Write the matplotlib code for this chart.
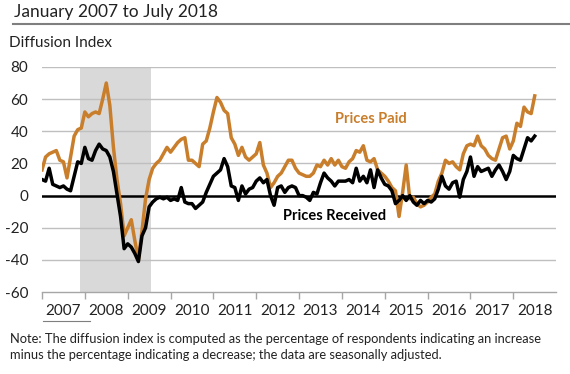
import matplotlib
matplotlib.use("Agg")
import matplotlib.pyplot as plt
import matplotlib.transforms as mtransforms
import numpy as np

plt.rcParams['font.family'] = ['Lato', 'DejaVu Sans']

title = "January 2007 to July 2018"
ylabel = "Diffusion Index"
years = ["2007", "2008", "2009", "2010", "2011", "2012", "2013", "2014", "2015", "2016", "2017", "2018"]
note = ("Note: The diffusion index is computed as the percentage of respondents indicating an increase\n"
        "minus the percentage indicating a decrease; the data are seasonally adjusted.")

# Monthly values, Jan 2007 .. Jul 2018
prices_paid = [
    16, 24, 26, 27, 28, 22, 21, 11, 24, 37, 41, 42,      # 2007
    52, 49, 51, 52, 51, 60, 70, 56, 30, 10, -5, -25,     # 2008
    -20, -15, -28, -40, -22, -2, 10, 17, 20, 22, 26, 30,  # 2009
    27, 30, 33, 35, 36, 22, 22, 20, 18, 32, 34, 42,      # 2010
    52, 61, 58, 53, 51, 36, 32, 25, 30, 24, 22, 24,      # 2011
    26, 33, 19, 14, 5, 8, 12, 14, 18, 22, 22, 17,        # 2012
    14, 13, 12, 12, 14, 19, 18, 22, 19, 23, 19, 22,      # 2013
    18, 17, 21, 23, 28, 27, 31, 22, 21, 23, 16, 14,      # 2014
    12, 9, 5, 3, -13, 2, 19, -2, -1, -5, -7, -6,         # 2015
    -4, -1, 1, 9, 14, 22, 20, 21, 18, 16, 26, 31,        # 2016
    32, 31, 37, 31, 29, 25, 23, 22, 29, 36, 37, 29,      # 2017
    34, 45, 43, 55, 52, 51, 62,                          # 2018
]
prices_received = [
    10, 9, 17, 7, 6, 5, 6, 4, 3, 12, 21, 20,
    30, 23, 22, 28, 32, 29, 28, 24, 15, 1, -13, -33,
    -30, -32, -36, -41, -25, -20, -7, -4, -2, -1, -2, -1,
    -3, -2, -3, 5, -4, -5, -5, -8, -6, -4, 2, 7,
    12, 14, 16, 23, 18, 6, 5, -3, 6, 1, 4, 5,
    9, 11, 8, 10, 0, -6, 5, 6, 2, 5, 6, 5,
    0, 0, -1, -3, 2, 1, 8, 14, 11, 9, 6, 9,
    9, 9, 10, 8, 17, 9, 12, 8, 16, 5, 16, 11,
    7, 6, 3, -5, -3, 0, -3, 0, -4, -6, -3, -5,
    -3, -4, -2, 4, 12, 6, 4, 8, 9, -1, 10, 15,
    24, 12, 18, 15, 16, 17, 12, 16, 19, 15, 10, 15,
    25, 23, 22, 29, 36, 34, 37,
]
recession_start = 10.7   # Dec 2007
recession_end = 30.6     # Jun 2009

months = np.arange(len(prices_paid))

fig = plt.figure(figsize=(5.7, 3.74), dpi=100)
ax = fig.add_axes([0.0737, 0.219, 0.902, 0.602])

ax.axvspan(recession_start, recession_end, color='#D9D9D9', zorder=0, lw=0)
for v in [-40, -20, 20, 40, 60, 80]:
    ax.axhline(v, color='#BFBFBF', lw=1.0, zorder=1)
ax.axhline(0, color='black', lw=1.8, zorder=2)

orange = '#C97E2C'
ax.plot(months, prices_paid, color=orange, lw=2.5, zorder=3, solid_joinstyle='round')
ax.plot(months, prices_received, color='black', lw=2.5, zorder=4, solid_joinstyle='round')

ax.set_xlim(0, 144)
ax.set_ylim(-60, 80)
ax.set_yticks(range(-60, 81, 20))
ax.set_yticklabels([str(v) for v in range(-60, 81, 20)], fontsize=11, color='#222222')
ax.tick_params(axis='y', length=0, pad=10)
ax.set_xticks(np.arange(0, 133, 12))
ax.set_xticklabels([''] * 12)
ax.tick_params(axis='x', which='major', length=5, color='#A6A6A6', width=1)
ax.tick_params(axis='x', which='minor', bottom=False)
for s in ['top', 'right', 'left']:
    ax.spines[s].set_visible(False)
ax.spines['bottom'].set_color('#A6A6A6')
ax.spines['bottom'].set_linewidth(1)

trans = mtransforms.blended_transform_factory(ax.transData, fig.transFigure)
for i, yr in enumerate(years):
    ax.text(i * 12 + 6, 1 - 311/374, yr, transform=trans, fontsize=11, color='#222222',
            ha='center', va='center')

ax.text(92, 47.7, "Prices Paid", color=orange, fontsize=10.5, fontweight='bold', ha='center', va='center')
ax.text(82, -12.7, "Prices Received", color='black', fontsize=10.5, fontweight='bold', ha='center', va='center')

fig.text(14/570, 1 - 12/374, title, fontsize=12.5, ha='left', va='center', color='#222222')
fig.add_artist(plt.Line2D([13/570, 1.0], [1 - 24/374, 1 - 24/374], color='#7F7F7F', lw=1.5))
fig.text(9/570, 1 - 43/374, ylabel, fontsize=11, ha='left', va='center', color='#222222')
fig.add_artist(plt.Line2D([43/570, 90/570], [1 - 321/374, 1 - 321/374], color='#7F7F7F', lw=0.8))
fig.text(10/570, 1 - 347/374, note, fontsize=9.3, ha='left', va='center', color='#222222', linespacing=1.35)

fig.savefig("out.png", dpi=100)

□ □ □ □ □ □ □

> [PROBLEM TO SOLVE] Output an exact copy of the material, with the pictures removed.

> [ANSWER TO THE EXERCISE]
Write the matplotlib code for this chart.
import matplotlib
matplotlib.use("Agg")
import matplotlib.pyplot as plt
import matplotlib.transforms as mtransforms
import numpy as np

plt.rcParams['font.family'] = ['Lato', 'DejaVu Sans']

title = "January 2007 to July 2018"
ylabel = "Diffusion Index"
years = ["2007", "2008", "2009", "2010", "2011", "2012", "2013", "2014", "2015", "2016", "2017", "2018"]
note = ("Note: The diffusion index is computed as the percentage of respondents indicating an increase\n"
        "minus the percentage indicating a decrease; the data are seasonally adjusted.")

# Monthly values, Jan 2007 .. Jul 2018
prices_paid = [
    16, 24, 26, 27, 28, 22, 21, 11, 24, 37, 41, 42,      # 2007
    52, 49, 51, 52, 51, 60, 70, 56, 30, 10, -5, -25,     # 2008
    -20, -15, -28, -40, -22, -2, 10, 17, 20, 22, 26, 30,  # 2009
    27, 30, 33, 35, 36, 22, 22, 20, 18, 32, 34, 42,      # 2010
    52, 61, 58, 53, 51, 36, 32, 25, 30, 24, 22, 24,      # 2011
    26, 33, 19, 14, 5, 8, 12, 14, 18, 22, 22, 17,        # 2012
    14, 13, 12, 12, 14, 19, 18, 22, 19, 23, 19, 22,      # 2013
    18, 17, 21, 23, 28, 27, 31, 22, 21, 23, 16, 14,      # 2014
    12, 9, 5, 3, -13, 2, 19, -2, -1, -5, -7, -6,         # 2015
    -4, -1, 1, 9, 14, 22, 20, 21, 18, 16, 26, 31,        # 2016
    32, 31, 37, 31, 29, 25, 23, 22, 29, 36, 37, 29,      # 2017
    34, 45, 43, 55, 52, 51, 62,                          # 2018
]
prices_received = [
    10, 9, 17, 7, 6, 5, 6, 4, 3, 12, 21, 20,
    30, 23, 22, 28, 32, 29, 28, 24, 15, 1, -13, -33,
    -30, -32, -36, -41, -25, -20, -7, -4, -2, -1, -2, -1,
    -3, -2, -3, 5, -4, -5, -5, -8, -6, -4, 2, 7,
    12, 14, 16, 23, 18, 6, 5, -3, 6, 1, 4, 5,
    9, 11, 8, 10, 0, -6, 5, 6, 2, 5, 6, 5,
    0, 0, -1, -3, 2, 1, 8, 14, 11, 9, 6, 9,
    9, 9, 10, 8, 17, 9, 12, 8, 16, 5, 16, 11,
    7, 6, 3, -5, -3, 0, -3, 0, -4, -6, -3, -5,
    -3, -4, -2, 4, 12, 6, 4, 8, 9, -1, 10, 15,
    24, 12, 18, 15, 16, 17, 12, 16, 19, 15, 10, 15,
    25, 23, 22, 29, 36, 34, 37,
]
recession_start = 10.7   # Dec 2007
recession_end = 30.6     # Jun 2009

months = np.arange(len(prices_paid))

fig = plt.figure(figsize=(5.7, 3.74), dpi=100)
ax = fig.add_axes([0.0737, 0.219, 0.902, 0.602])

ax.axvspan(recession_start, recession_end, color='#D9D9D9', zorder=0, lw=0)
for v in [-40, -20, 20, 40, 60, 80]:
    ax.axhline(v, color='#BFBFBF', lw=1.0, zorder=1)
ax.axhline(0, color='black', lw=1.8, zorder=2)

orange = '#C97E2C'
ax.plot(months, prices_paid, color=orange, lw=2.5, zorder=3, solid_joinstyle='round')
ax.plot(months, prices_received, color='black', lw=2.5, zorder=4, solid_joinstyle='round')

ax.set_xlim(0, 144)
ax.set_ylim(-60, 80)
ax.set_yticks(range(-60, 81, 20))
ax.set_yticklabels([str(v) for v in range(-60, 81, 20)], fontsize=11, color='#222222')
ax.tick_params(axis='y', length=0, pad=10)
ax.set_xticks(np.arange(0, 133, 12))
ax.set_xticklabels([''] * 12)
ax.tick_params(axis='x', which='major', length=5, color='#A6A6A6', width=1)
ax.tick_params(axis='x', which='minor', bottom=False)
for s in ['top', 'right', 'left']:
    ax.spines[s].set_visible(False)
ax.spines['bottom'].set_color('#A6A6A6')
ax.spines['bottom'].set_linewidth(1)

trans = mtransforms.blended_transform_factory(ax.transData, fig.transFigure)
for i, yr in enumerate(years):
    ax.text(i * 12 + 6, 1 - 311/374, yr, transform=trans, fontsize=11, color='#222222',
            ha='center', va='center')

ax.text(92, 47.7, "Prices Paid", color=orange, fontsize=10.5, fontweight='bold', ha='center', va='center')
ax.text(82, -12.7, "Prices Received", color='black', fontsize=10.5, fontweight='bold', ha='center', va='center')

fig.text(14/570, 1 - 12/374, title, fontsize=12.5, ha='left', va='center', color='#222222')
fig.add_artist(plt.Line2D([13/570, 1.0], [1 - 24/374, 1 - 24/374], color='#7F7F7F', lw=1.5))
fig.text(9/570, 1 - 43/374, ylabel, fontsize=11, ha='left', va='center', color='#222222')
fig.add_artist(plt.Line2D([43/570, 90/570], [1 - 321/374, 1 - 321/374], color='#7F7F7F', lw=0.8))
fig.text(10/570, 1 - 347/374, note, fontsize=9.3, ha='left', va='center', color='#222222', linespacing=1.35)

fig.savefig("out.png", dpi=100)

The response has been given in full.